Categories
Software Web Development

MySQL bustage

So my dev instance of MySQL crashed with some InnoDB corruption (as in service won’t even start). Still no idea exactly what caused it, but I don’t really care. The only database using InnoDB wasn’t anything I actually used, just junk that should have been cleaned up anyway. The downside is that I couldn’t even get MySQL running. So here was my repair technique once I realized there wasn’t an ‘easy button’:

First always have a backup of your data. Just in case you screw up your repair attempt.

I deleted the directory containing the tables for the database I knew to be fubar‘d. And restarted MySQL not as a service but as a app using:

mysqld-nt.exe --verbose

Yes! It’s alive. Kinda. Still giving some errors, due to it’s inability to find tables (due to me deleting the corrupt database), and other related garbage. I don’t really care, I just want to fix the ones I do care about.

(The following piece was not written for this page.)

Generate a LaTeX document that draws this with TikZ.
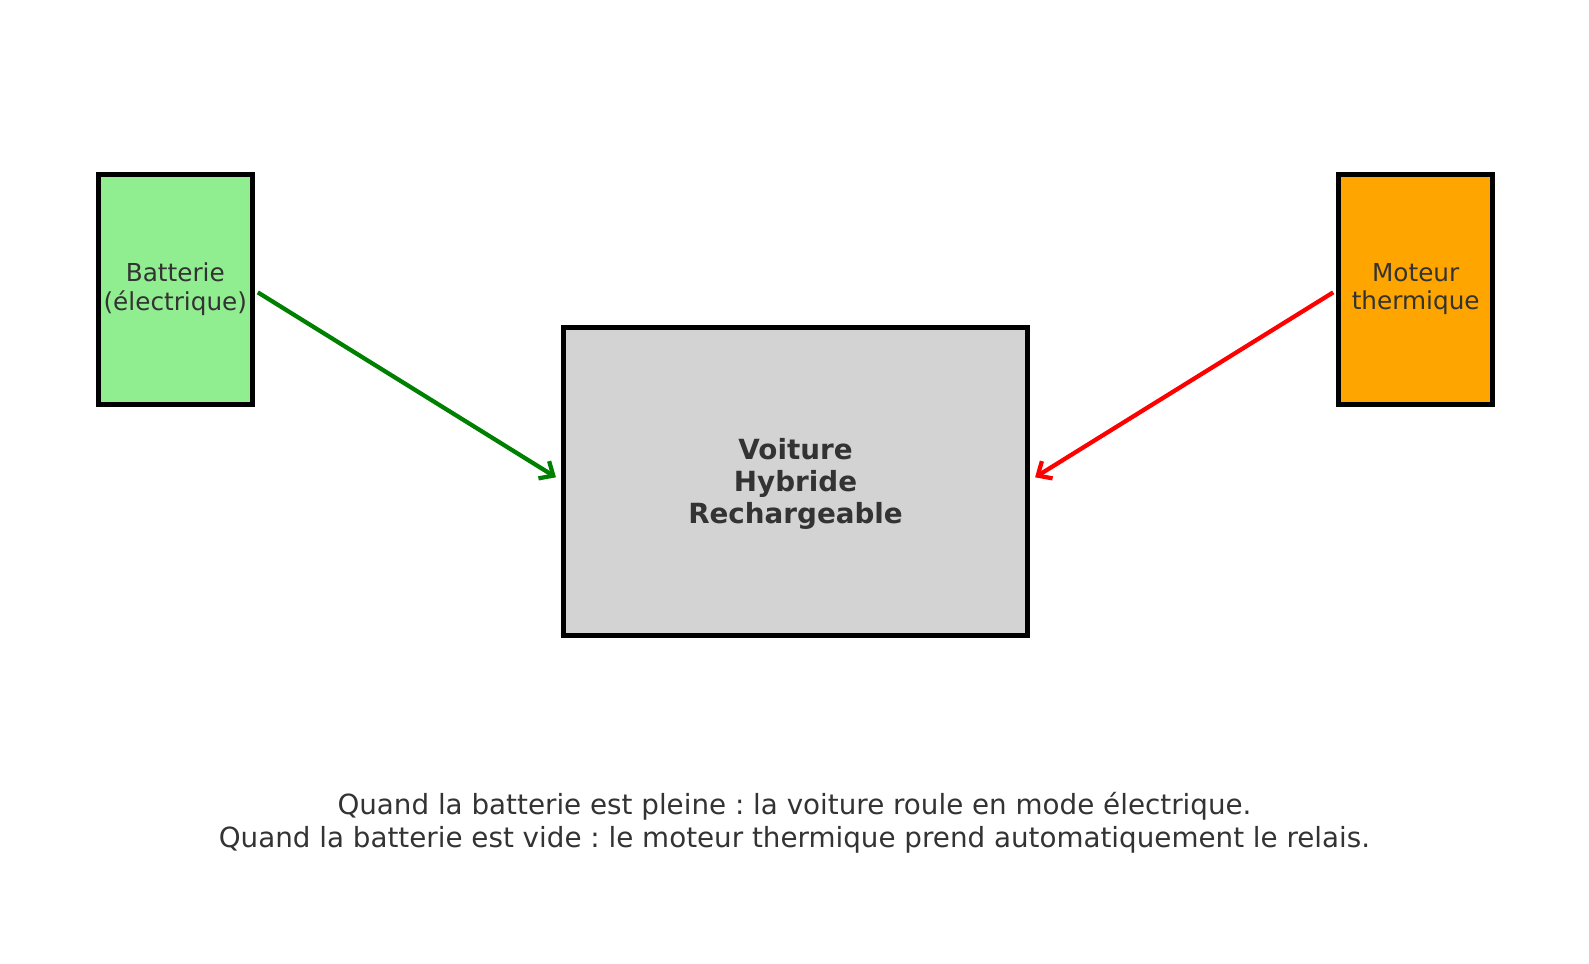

So next I make a dump of the entire server:

mysqldump --all-databases -u root -p > database.sql

Enter root password at the prompt. Sit back, relax, and hope things go well. It’s slow.

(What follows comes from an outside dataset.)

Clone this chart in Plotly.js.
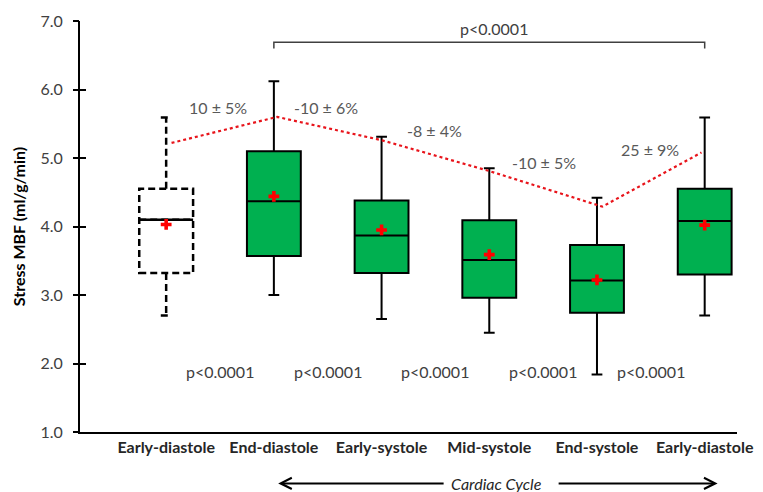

Now I decided to completely uninstall MySQL (and delete the data directory) and reinstall the latest version. Why not get the latest patched version? Lean, mean and up to date.

Now to get my data back

mysql --u root -p < database.sql

Again enter root password, sit back and relax. A few minutes later the process is done. Restart MySQL and all looks good.

This isn’t the only way around things, and may not even be the best, but it’s worked for me.